Ai2's EMO trains a mixture of experts you can run at one-eighth size
The Allen Institute for AI's EMO writeup tackles a standing weakness of mixture-of-experts models: turn off most of the experts and quality usually falls apart. EMO is a 14-billion-parameter MoE, 1 billion active, with 128 experts total and 8 active, trained on a trillion tokens. The point is not the size but that you can run a 16-expert subset, one-eighth of the model, and lose only about 3 percent of performance, or a 32-expert subset for roughly 1 percent.

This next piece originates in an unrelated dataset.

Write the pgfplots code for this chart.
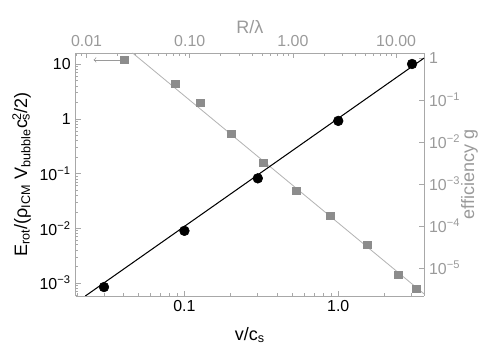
\documentclass[border=0pt]{standalone}
\usepackage{fontspec}
\setmainfont{Liberation Sans}
\usepackage{pgfplots}
\pgfplotsset{compat=1.18}
\definecolor{framegray}{HTML}{A8A8A8}
\definecolor{labgray}{HTML}{9A9A9A}
\definecolor{sqgray}{HTML}{8C8C8C}
\definecolor{linegray}{HTML}{B4B4B4}
\newcommand{\tp}[1]{10\textsuperscript{−#1}}
\pgfplotsset{
  common/.style={
    scale only axis, width=251bp, height=175bp,
    at={(0,0)}, anchor=south west,
    font=\fontsize{11.5}{13}\selectfont,
    label style={font=\fontsize{13}{15}\selectfont},
    axis line style={framegray, line width=0.6bp},
    every tick/.style={framegray, line width=0.5bp},
    major tick length=3.6bp, minor tick length=2bp,
    /pgf/number format/assume math mode=true,
    clip=true,
  }
}
\begin{document}
\begin{tikzpicture}
  %% R/lambda (top) vs efficiency g (right)
  \begin{loglogaxis}[common,
      xmin=0.00783, xmax=18.7, ymin=2.15e-6, ymax=1.32,
      axis x line*=top, axis y line*=right,
      xtick={0.01,0.1,1,10}, xticklabels={0.01,0.10,1.00,10.00},
      minor xtick={0.008,0.009,0.02,0.03,0.04,0.05,0.06,0.07,0.08,0.09,
        0.2,0.3,0.4,0.5,0.6,0.7,0.8,0.9,2,3,4,5,6,7,8,9},
      ytick={1,0.1,0.01,0.001,1e-4,1e-5},
      yticklabels={1,\tp{1},\tp{2},\tp{3},\tp{4},\tp{5}},
      minor ytick={},
      ticklabel style={labgray},
      xticklabel style={yshift=1bp},
      xlabel={R/λ}, ylabel={efficiency g},
      xlabel style={labgray, at={(axis description cs:0.5,1.107)}, anchor=center},
      ylabel style={labgray, at={(axis description cs:1.13,0.5)}, anchor=center},
    ]
    \addplot[linegray, line width=0.6bp] coordinates {(0.0279,1.32) (18.7,2.4e-6)};
    \addplot[only marks, mark=square*, sqgray, mark size=2.7bp] coordinates {
      (0.0233,0.90) (0.0728,0.24) (0.127,0.085) (0.254,0.0155) (0.516,3.16e-3)
      (1.08,6.8e-4) (2.30,1.73e-4) (5.25,3.53e-5) (10.5,6.8e-6) (15.7,3.16e-6)
    };
    % upper limit arrow on the first point
    \draw[labgray, line width=0.5bp, -to] (axis cs:0.0215,0.90) -- (axis cs:0.0117,0.90);
  \end{loglogaxis}
  %% v/c_s (bottom) vs E_rot (left)
  \begin{loglogaxis}[common,
      xmin=0.0196, xmax=3.62, ymin=5.8e-4, ymax=16.1,
      axis x line*=bottom, axis y line*=left,
      xtick={0.1,1}, xticklabels={0.1,1.0},
      minor xtick={0.02,0.03,0.04,0.05,0.06,0.07,0.08,0.09,
        0.2,0.3,0.4,0.5,0.6,0.7,0.8,0.9,2,3},
      ytick={1e-3,1e-2,0.1,1,10},
      yticklabels={\tp{3},\tp{2},\tp{1},1,10},
      minor ytick={6e-4,7e-4,8e-4,9e-4,2e-3,3e-3,4e-3,5e-3,6e-3,7e-3,8e-3,9e-3,
        0.02,0.03,0.04,0.05,0.06,0.07,0.08,0.09,0.2,0.3,0.4,0.5,0.6,0.7,0.8,0.9,
        2,3,4,5,6,7,8,9},
      xlabel={v/c\textsubscript{s}},
      ylabel={E\textsubscript{rot}/(ρ\textsubscript{ICM} V\textsubscript{bubble}c\rlap{\textsuperscript{2}}\textsubscript{s}/2)},
      xlabel style={at={(axis description cs:0.5,-0.16)}, anchor=center},
      ylabel style={at={(axis description cs:-0.155,0.5)}, anchor=center},
    ]
    \addplot[black, line width=0.75bp] coordinates {(0.0227,5.8e-4) (3.62,13.0)};
    \addplot[only marks, mark=*, black, mark size=3.5bp] coordinates {
      (0.03,8.45e-4) (0.1,9.0e-3) (0.3,0.082) (1,0.92) (3.02,10.1)
    };
  \end{loglogaxis}
  \pgfresetboundingbox
  \path (-54.4bp,-38.9bp) rectangle (305.6bp,213.1bp);
\end{tikzpicture}
\end{document}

The trick is in how it routes. Instead of choosing experts token by token, EMO averages the router's preferences across a whole document and sends every token in that document through the same shared pool. Different documents land on different pools, so coherent expert groups emerge on their own, without anyone labeling domains. Pool sizes are sampled randomly during training so the model learns to work at different subset sizes, and load balancing is applied globally across many documents rather than locally, which is what stops the balancing objective from fighting the modularity. Picking the right experts for a task needs almost no data; a single few-shot example matches full-validation selection. The weights and code are open.
Why it matters
If you serve models under tight memory or cost limits, a MoE that degrades gracefully when shrunk lets you trade quality for size per workload instead of shipping separate models.